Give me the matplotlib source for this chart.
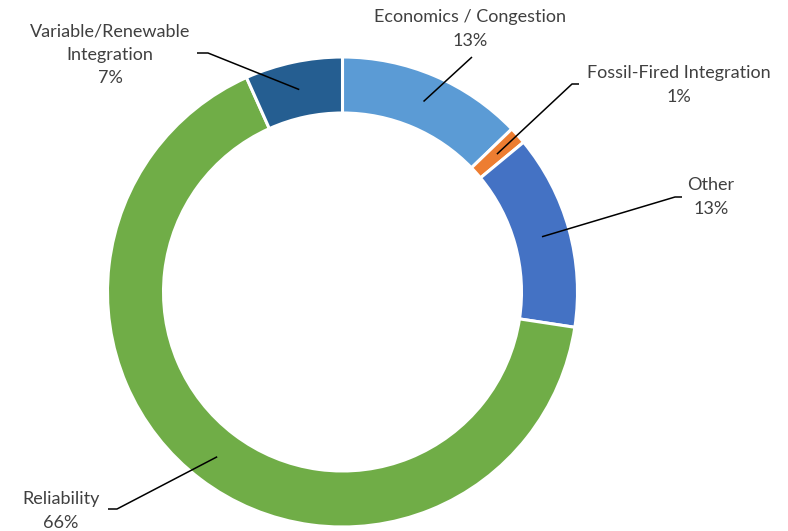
import matplotlib
matplotlib.use("Agg")
import matplotlib.pyplot as plt
import numpy as np

categories = ["Economics / Congestion", "Fossil-Fired Integration", "Other",
              "Reliability", "Variable/Renewable\nIntegration"]
values = [12.8, 1.2, 13.4, 65.9, 6.7]
colors = ["#5B9BD5", "#ED7D31", "#4472C4", "#70AD47", "#255E91"]

W, H = 788, 531
fig = plt.figure(figsize=(W / 100, H / 100), dpi=100)
ax = fig.add_axes([0, 0, 1, 1])
ax.set_xlim(0, W)
ax.set_ylim(0, H)
ax.set_aspect("equal")
ax.axis("off")

cx, cy = 342.5, H - 292
R = 235
ring = 56

wedges, _ = ax.pie(values, colors=colors, startangle=90, counterclock=False,
                   radius=R, center=(cx, cy),
                   wedgeprops=dict(width=ring, edgecolor="white", linewidth=2.2))
ax.set_xlim(0, W)
ax.set_ylim(0, H)

# label layout: (text center x, text center y, elbow x, elbow y, end x, end y) in pixels (y from top)
layout = [
    (470, 29, None, None, 472, 57),
    (679, 85, 572, 84, 579, 84),
    (711, 197, 675, 197, 682, 197),
    (61, 511, 117, 509, 108, 509),
    (110, 55, 208, 53, 197, 53),
]

total = sum(values)
cum = 0
rmid = R - ring / 2
for cat, v, (tx, ty, ex, ey, hx, hy) in zip(categories, values, layout):
    mid = (cum + v / 2) / total * 2 * np.pi
    cum += v
    px = cx + rmid * np.sin(mid)
    py = cy + rmid * np.cos(mid)
    if ex is None:
        xs = [px, hx]
        ys = [py, H - hy]
    else:
        xs = [px, ex, hx]
        ys = [py, H - ey, H - hy]
    ax.plot(xs, ys, color="black", lw=1.1, solid_capstyle="butt")
    ax.text(tx, H - ty, f"{cat}\n{v:.0f}%", ha="center", va="center",
            fontsize=13, family=["Lato", "DejaVu Sans"], color="#404040",
            linespacing=1.55)

fig.savefig("out.png", dpi=100)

◆ ◆ ◆

WHAT THE TASK ASKS:
Repeat the listing above exactly, with no pictures.

SOLUTION BELOW:
Give me the matplotlib source for this chart.
import matplotlib
matplotlib.use("Agg")
import matplotlib.pyplot as plt
import numpy as np

categories = ["Economics / Congestion", "Fossil-Fired Integration", "Other",
              "Reliability", "Variable/Renewable\nIntegration"]
values = [12.8, 1.2, 13.4, 65.9, 6.7]
colors = ["#5B9BD5", "#ED7D31", "#4472C4", "#70AD47", "#255E91"]

W, H = 788, 531
fig = plt.figure(figsize=(W / 100, H / 100), dpi=100)
ax = fig.add_axes([0, 0, 1, 1])
ax.set_xlim(0, W)
ax.set_ylim(0, H)
ax.set_aspect("equal")
ax.axis("off")

cx, cy = 342.5, H - 292
R = 235
ring = 56

wedges, _ = ax.pie(values, colors=colors, startangle=90, counterclock=False,
                   radius=R, center=(cx, cy),
                   wedgeprops=dict(width=ring, edgecolor="white", linewidth=2.2))
ax.set_xlim(0, W)
ax.set_ylim(0, H)

# label layout: (text center x, text center y, elbow x, elbow y, end x, end y) in pixels (y from top)
layout = [
    (470, 29, None, None, 472, 57),
    (679, 85, 572, 84, 579, 84),
    (711, 197, 675, 197, 682, 197),
    (61, 511, 117, 509, 108, 509),
    (110, 55, 208, 53, 197, 53),
]

total = sum(values)
cum = 0
rmid = R - ring / 2
for cat, v, (tx, ty, ex, ey, hx, hy) in zip(categories, values, layout):
    mid = (cum + v / 2) / total * 2 * np.pi
    cum += v
    px = cx + rmid * np.sin(mid)
    py = cy + rmid * np.cos(mid)
    if ex is None:
        xs = [px, hx]
        ys = [py, H - hy]
    else:
        xs = [px, ex, hx]
        ys = [py, H - ey, H - hy]
    ax.plot(xs, ys, color="black", lw=1.1, solid_capstyle="butt")
    ax.text(tx, H - ty, f"{cat}\n{v:.0f}%", ha="center", va="center",
            fontsize=13, family=["Lato", "DejaVu Sans"], color="#404040",
            linespacing=1.55)

fig.savefig("out.png", dpi=100)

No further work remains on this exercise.